Ever since discovering the violin concertos of Grazyna Bacewicz last month, I’ve been looking for CDs of other “new” composers, that is to say composers new to me. There are plenty of them, needless to say, but their music is rarely arresting on first acquaintance. An exception has proved the 18th-century German composer Johann Gottlieb Graun who became music director at the court of the future King Frederick II of Prussia.
The CD I discovered, and much enjoyed, is entitled Concertos and contains a short symphony (“sinfonia grosso” in those days), two violin concertos, and a concerto for the viola da gamba, all played by the Wiener Akademie under Martin Haselbock.

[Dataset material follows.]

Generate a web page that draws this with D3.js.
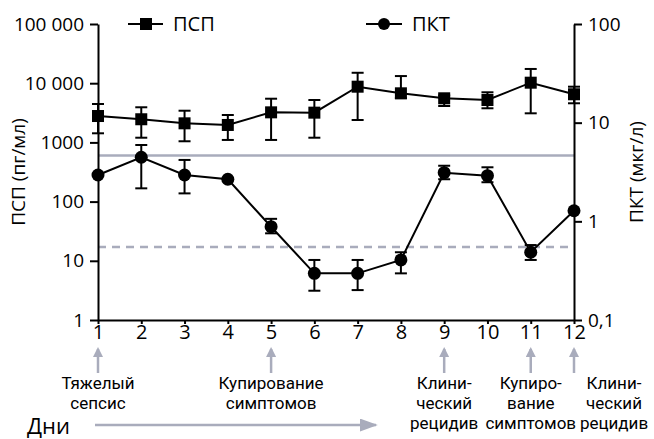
<!DOCTYPE html>
<html>
<head>
<meta charset="utf-8">
<script src="https://cdn.jsdelivr.net/npm/d3@7"></script>
<style>
  body { margin: 0; background: #fff; }
  svg { font-family: "Open Sans", sans-serif; }
</style>
</head>
<body>
<svg width="654" height="439"></svg>
<script>
// дни наблюдения
const days = [1, 2, 3, 4, 5, 6, 7, 8, 9, 10, 11, 12];

// ПСП (пг/мл) - среднее и границы
const psp   = [2790, 2460, 2100, 1970, 3220, 3180, 8730, 6750, 5560, 5200, 10200, 6500];
const pspHi = [4450, 3920, 3430, 2900, 5470, 5200, 15000, 13200, 6200, 7020, 17400, 8730];
const pspLo = [1425, 1200, 1045, 1100, 1100, 1200, 2390, 5600, 4120, 3770, 3100, 4580];

// ПКТ (мкг/л)
const pct   = [2.95, 4.46, 2.95, 2.67, 0.882, 0.297, 0.297, 0.406, 3.11, 2.90, 0.486, 1.28];
const pctHi = [null, 5.94, 4.19, null, 1.06, 0.406, 0.406, 0.486, 3.66, 3.53, 0.575, null];
const pctLo = [null, 2.16, 1.92, null, 0.756, 0.198, 0.201, 0.297, 2.67, 2.49, 0.406, null];

// пороговые линии
const pspCutoff = 600;   // сплошная
const pctCutoff = 0.55;  // пунктир

const leftTicks = [1, 10, 100, 1000, 10000, 100000];
const leftTickLabels = ["1", "10", "100", "1000", "10 000", "100 000"];
const rightTicks = [0.1, 1, 10, 100];
const rightTickLabels = ["0,1", "1", "10", "100"];

const eventDays = [1, 5, 9, 11, 12];
const eventLabels = [
  ["Тяжелый", "сепсис"],
  ["Купирование", "симптомов"],
  ["Клини-", "ческий", "рецидив"],
  ["Купиро-", "вание", "симптомов"],
  ["Клини-", "ческий", "рецидив"]
];

const gray = "#a9acbc";
const svg = d3.select("svg");

const x = d3.scaleLinear().domain([1, 12]).range([98, 574]);
const yL = d3.scaleLog().domain([1, 100000]).range([320, 24]);
const yR = d3.scaleLog().domain([0.1, 100]).range([320, 24]);

// пороги
svg.append("line")
  .attr("x1", x(1)).attr("x2", x(12))
  .attr("y1", yL(pspCutoff)).attr("y2", yL(pspCutoff))
  .attr("stroke", gray).attr("stroke-width", 2.5);
svg.append("line")
  .attr("x1", x(1)).attr("x2", x(12))
  .attr("y1", yR(pctCutoff)).attr("y2", yR(pctCutoff))
  .attr("stroke", gray).attr("stroke-width", 2.5)
  .attr("stroke-dasharray", "8,6");

// оси
const styleAxis = (g, size) => {
  g.selectAll("path, line").attr("stroke", "#000").attr("stroke-width", 2);
  g.selectAll("text").attr("font-size", size).attr("fill", "#000").attr("font-family", "Open Sans");
};

svg.append("g")
  .attr("transform", "translate(98,0)")
  .call(d3.axisLeft(yL).tickValues(leftTicks)
    .tickFormat((d, i) => leftTickLabels[i]).tickSize(8).tickPadding(6).tickSizeOuter(0))
  .call(g => styleAxis(g, 19));

svg.append("g")
  .attr("transform", "translate(574,0)")
  .call(d3.axisRight(yR).tickValues(rightTicks)
    .tickFormat((d, i) => rightTickLabels[i]).tickSize(8).tickPadding(6).tickSizeOuter(0))
  .call(g => styleAxis(g, 19));

svg.append("g")
  .attr("transform", "translate(0,320)")
  .call(d3.axisBottom(x).tickValues(days).tickFormat(d3.format("d"))
    .tickSize(4).tickPadding(1).tickSizeOuter(0))
  .call(g => styleAxis(g, 20));

// подписи осей
svg.append("text")
  .attr("transform", `translate(25,${(24 + 320) / 2}) rotate(-90)`)
  .attr("text-anchor", "middle").attr("font-size", 19)
  .text("ПСП (пг/мл)");
svg.append("text")
  .attr("transform", `translate(643,${(24 + 320) / 2}) rotate(-90)`)
  .attr("text-anchor", "middle").attr("font-size", 19)
  .text("ПКТ (мкг/л)");

// планки погрешностей
const cap = 6;
const errBar = (xv, hi, lo, scale) => {
  const g = svg.append("g").attr("stroke", "#000").attr("stroke-width", 2);
  g.append("line").attr("x1", x(xv)).attr("x2", x(xv)).attr("y1", scale(hi)).attr("y2", scale(lo));
  g.append("line").attr("x1", x(xv) - cap).attr("x2", x(xv) + cap).attr("y1", scale(hi)).attr("y2", scale(hi));
  g.append("line").attr("x1", x(xv) - cap).attr("x2", x(xv) + cap).attr("y1", scale(lo)).attr("y2", scale(lo));
};
days.forEach((d, i) => errBar(d, pspHi[i], pspLo[i], yL));
days.forEach((d, i) => { if (pctHi[i] != null) errBar(d, pctHi[i], pctLo[i], yR); });

// линии
svg.append("path")
  .attr("d", d3.line().x((d, i) => x(days[i])).y(d => yL(d))(psp))
  .attr("fill", "none").attr("stroke", "#000").attr("stroke-width", 2);
svg.append("path")
  .attr("d", d3.line().x((d, i) => x(days[i])).y(d => yR(d))(pct))
  .attr("fill", "none").attr("stroke", "#000").attr("stroke-width", 2);

const sq = 12;
svg.append("g").selectAll("rect")
  .data(psp)
  .join("rect")
  .attr("x", (d, i) => x(days[i]) - sq / 2)
  .attr("y", d => yL(d) - sq / 2)
  .attr("width", sq).attr("height", sq)
  .attr("fill", "#000");

svg.append("g").selectAll("circle")
  .data(pct)
  .join("circle")
  .attr("cx", (d, i) => x(days[i]))
  .attr("cy", d => yR(d))
  .attr("r", 6.5)
  .attr("fill", "#000");

// легенда
const leg = svg.append("g").attr("font-size", 20);
leg.append("line").attr("x1", 128).attr("x2", 163).attr("y1", 24).attr("y2", 24)
  .attr("stroke", "#000").attr("stroke-width", 2);
leg.append("rect").attr("x", 140).attr("y", 18).attr("width", sq).attr("height", sq).attr("fill", "#000");
leg.append("text").attr("x", 173).attr("y", 31).text("ПСП");
leg.append("line").attr("x1", 366).attr("x2", 402).attr("y1", 24).attr("y2", 24)
  .attr("stroke", "#000").attr("stroke-width", 2);
leg.append("circle").attr("cx", 384).attr("cy", 24).attr("r", 6).attr("fill", "#000");
leg.append("text").attr("x", 412).attr("y", 31).text("ПКТ");

// события
const defs = svg.append("defs");
defs.append("marker")
  .attr("id", "head").attr("viewBox", "0 0 10 10")
  .attr("refX", 8).attr("refY", 5)
  .attr("markerWidth", 10).attr("markerHeight", 10)
  .attr("markerUnits", "userSpaceOnUse")
  .attr("orient", "auto")
  .append("path").attr("d", "M0,0 L10,5 L0,10 Z").attr("fill", gray);

eventDays.forEach((d, i) => {
  svg.append("line")
    .attr("x1", x(d)).attr("x2", x(d)).attr("y1", 373).attr("y2", 349)
    .attr("stroke", gray).attr("stroke-width", 2.5)
    .attr("marker-end", "url(#head)");
  const tx = d === 12 ? x(d) + 40 : x(d);
  eventLabels[i].forEach((s, j) => {
    svg.append("text")
      .attr("x", tx).attr("y", 389 + j * 20)
      .attr("text-anchor", "middle")
      .attr("font-family", "Roboto").attr("font-size", 17)
      .text(s);
  });
});

// ось дней
svg.append("text").attr("x", 27).attr("y", 434).attr("font-size", 22).text("Дни");
defs.append("marker")
  .attr("id", "bighead").attr("viewBox", "0 0 10 10")
  .attr("refX", 9).attr("refY", 5)
  .attr("markerWidth", 18).attr("markerHeight", 13)
  .attr("markerUnits", "userSpaceOnUse")
  .attr("orient", "auto").attr("preserveAspectRatio", "none")
  .append("path").attr("d", "M0,0 L10,5 L0,10 Z").attr("fill", gray);
svg.append("line")
  .attr("x1", 95).attr("x2", 376).attr("y1", 425).attr("y2", 425)
  .attr("stroke", gray).attr("stroke-width", 2.5)
  .attr("marker-end", "url(#bighead)");
</script>
</body>
</html>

All of them are well worth listening to, and the quality of the recording is in addition exceptionally high.
Especially striking is the viola da gamba concerto. This ancient instrument went out of fashion shortly after Graun’s time (he died in 1771) but Frederick was an enthusiast, and the concerto offered here certainly demonstrates its unique character. The soloist, Vittorio Ghielmi, sounds like a real virtuoso on an instrument whose dark and subdued tones made it more suited to a domestic room than a concert hall.
But it was capable of both passion and technical complexity, and Graun exploits both dimensions to the full. This is altogether an outstanding CD, brilliant in sound and with unexpected novelty of content. It’s not like Bach, nor quite like Vivaldi (though there are echoes). This is, instead, a style and a sound all its own.